There is a story about Jesus asking his disciples about how he himself was regarded by others. He asked, “Who do people say that I am?” And then he asked his disciples for their opinion by saying, “And who do you say that I am?” There is nothing wrong with Jesus, or any of us, asking this from time to time, so long as we don’t construct our entire identity around those opinions.

This leads me to a word that has fallen out of fashion, mostly because we put a negative spin on it in the culture we live it; it’s the word “obey.”  The word obey is not as constrictive or negative as you might think. In the Biblical sense, it has nothing to do with blind obedience which turns leaders into dictators. The Latin root of the word obey is “audire” (from which we hear the word auditory). So, to obey is to listen deeply. It’s not a superficial listening but a deep listening. Secondly, obey means being faithful to what we heard. I’ve just described prayer, have I not? Isn’t that what prayer is supposed to be—a deep listening to God and getting in touch with God’s will for our lives, then asking for the courage to live that will of God’s? Or, as Jesus just told us, “Whoever does the will of God is my brother and sister and mother.” What is assumed by Jesus is that we first listen to God, we first commit ourselves to obeying God, then we do God’s will.

Jesus was 100% committed to God’s will even to the point of death. Had he been just a little less committed to God’s will, God’s opinion, he never would have given his life for us; he would have died at 96 years of age in a seniors’ home playing “Rummoli”. Adam and Eve were tempted and succumbed to the temptation of letting someone else define their lives and dictate how they should act. Jesus himself was being forced to listen to his family and stay in the house because they themselves half believed what the crowd believed–that “He has gone out of his mind.”

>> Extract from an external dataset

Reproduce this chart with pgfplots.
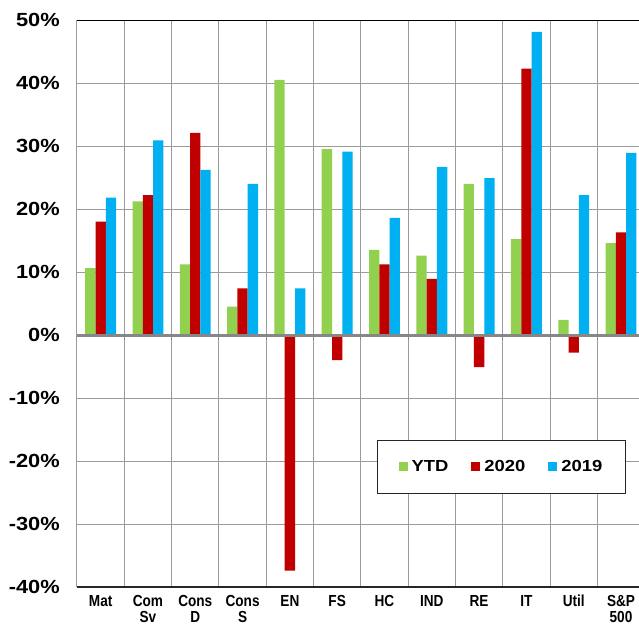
\documentclass[border=0pt]{standalone}
\usepackage{fontspec}
\setmainfont{Liberation Sans}
\newfontfamily\ylabfont[FakeStretch=1.15]{Liberation Sans}
\newfontfamily\xlabfont[FakeStretch=0.85]{Liberation Sans}
\newfontfamily\legfont[FakeStretch=1.15]{Liberation Sans}
\usepackage{pgfplots}
\usepackage{pgfplotstable}
\pgfplotsset{compat=1.18}
\definecolor{cg}{HTML}{92D050}
\definecolor{cr}{HTML}{C00000}
\definecolor{cb}{HTML}{00B0F0}
\definecolor{gridc}{RGB}{155,155,155}
\definecolor{zeroc}{RGB}{135,135,135}
\pgfplotstableread{
x ytd y20 y19
0 10.6 18.0 21.8
1 21.2 22.2 30.9
2 11.2 32.1 26.2
3 4.5 7.4 24.0
4 40.5 -37.4 7.4
5 29.5 -4.0 29.1
6 13.5 11.2 18.6
7 12.6 8.9 26.7
8 24.0 -5.1 24.9
9 15.2 42.3 48.1
10 2.4 -2.8 22.2
11 14.6 16.3 28.9
}\data
\begin{document}
\begin{tikzpicture}
\path[use as bounding box] (-77bp,-38bp) rectangle (562bp,587bp);
\begin{axis}[
  at={(0,0)}, anchor=south west,
  width=562bp, height=567bp, scale only axis,
  xmin=-0.5, xmax=11.38, ymin=-40, ymax=50,
  ybar=0pt, bar width=10.3bp,
  ytick={-40,-30,...,50},
  xtick={0,...,11},
  xticklabels={Mat,{Com\\Sv},{Cons\\D},{Cons\\S},EN,FS,HC,IND,RE,IT,Util,{S\&P\\500}},
  minor xtick={-0.5,0.5,...,11.5},
  xminorgrids, ymajorgrids,
  major tick length=0pt, minor tick length=0pt,
  grid style={draw=gridc, line width=1bp},
  minor grid style={draw=gridc, line width=1bp},
  axis line style={draw=none},
  /pgf/number format/assume math mode=true,
  yticklabel={\pgfmathprintnumber{\tick}\%},
  yticklabel style={font=\fontsize{19bp}{20bp}\selectfont\ylabfont\bfseries, inner sep=0pt, xshift=-17bp},
  xticklabel style={font=\fontsize{16bp}{16bp}\selectfont\xlabfont\bfseries, align=center, inner sep=0pt, yshift=-8bp},
  legend columns=3,
  legend style={at={(0.534,0.259)}, anchor=north west, draw=black!85, line width=1bp,
    font=\fontsize{16bp}{17bp}\selectfont\legfont\bfseries,
    inner xsep=21bp, inner ysep=18bp,
    nodes={inner sep=2bp},
    /tikz/every odd column/.append style={column sep=2bp},
    /tikz/every even column/.append style={column sep=21bp}},
  legend cell align=left,
]
\addplot[fill=cg, draw=none, legend image code/.code={\fill[cg] (0bp,-4.5bp) rectangle (9bp,4.5bp);}] table[x=x,y=ytd]{\data};
\addlegendentry{YTD}
\addplot[fill=cr, draw=none, legend image code/.code={\fill[cr] (0bp,-4.5bp) rectangle (9bp,4.5bp);}] table[x=x,y=y20]{\data};
\addlegendentry{2020}
\addplot[fill=cb, draw=none, legend image code/.code={\fill[cb] (0bp,-4.5bp) rectangle (9bp,4.5bp);}] table[x=x,y=y19]{\data};
\addlegendentry{2019}
\draw[black, line width=1.2bp] (rel axis cs:0,1) -- (rel axis cs:1,1);
\draw[black!85, line width=1.2bp] (rel axis cs:0,0) -- (rel axis cs:1,0);
\draw[zeroc, line width=3bp] (axis cs:-0.5,0) -- (axis cs:11.38,0);
\pgfplotsinvokeforeach{-0.5,0.5,1.5,2.5,3.5,4.5,5.5,6.5,7.5,8.5,9.5,10.5}{
  \draw[zeroc, line width=1bp] (axis cs:#1,0) -- ++(0bp,-5bp);
}
\end{axis}
\end{tikzpicture}
\end{document}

Jesus knew the truth, that truth that can only come from God, that he was God’s beloved. He was not in cahoots with Satan as he was accused of. Jesus knew this was a lie concocted by religious leaders who, they themselves, were hiding behind their own fig leaves and living dishonest lives.

Jesus didn’t care that he was misunderstood or that lies were concocted against him. He cared only about God’s will. He died indirectly—and maybe directly—not because of crucifixion but because of obedience, obedience to God’s will. He stayed the course and paid the price.

Back in 1997, a few weeks before I was ordained, a friend who could not be at my ordination gave me a gift in advance. She told me up front that it was a re-gift. It wasn’t originally intended for me, but since she could not give it to another young man who was supposed to be ordained, she held on to it and was going to give it to me instead. I was grateful but wasn’t too sure about this idea of receiving something re-gifted. Then she told me the story behind the gift. Between 1979 and the fall of the Soviet Union in 1992, El Salvador was embroiled in civil war. It was also the height of the Cold War between the United States and the U.S.S.R. The problems for El Salvador started almost 100 years prior. In the late 19th century, coffee accounted for 95% of the country’s income, but only 2% of El Salvador’s population, the powerful land-owning elites benefitted. 75% of El Salvador’s population then and now live in poverty. This all came to a head in the years between 1979 and 1992 when the government of El Salvador, with the political, financial, and military backing of the U.S., killed at least 75, 000 of its own citizens while 8, 000 disappeared and were never heard from again. Only with the killing of American Jesuit priests and Maryknoll nuns, by the Salvadorian government, did the U.S. rethink it role. Like in every war, the civilians pay the biggest price. A young man, whose name I don’t even know, just weeks away from his own ordination spoke truth to power. He spoke up for the peasants and against injustice. He paid the price by being murdered, so he never got his ordination gift. Years later, saved for a special occasion, I got it. It’s this stole, this plate, and this cup. Although it’s a re-gift, I’m proud to have these.

Like Jesus, this young man was fixed on doing God’s will. He blotted out the naysayers, the liars, and accusers. He, instead, listened to the voice of truth, the Spirit. When God called to him in the garden, he didn’t hide behind some fig leaves but instead said, “Here I am; I’ve come to do your will. And like Jesus, he was killed because of it. I look forward to meeting him some day and giving the stole, the plate, and the cup back to its rightful owner.

“Whoever does the will of God is my brother and sister and mother.”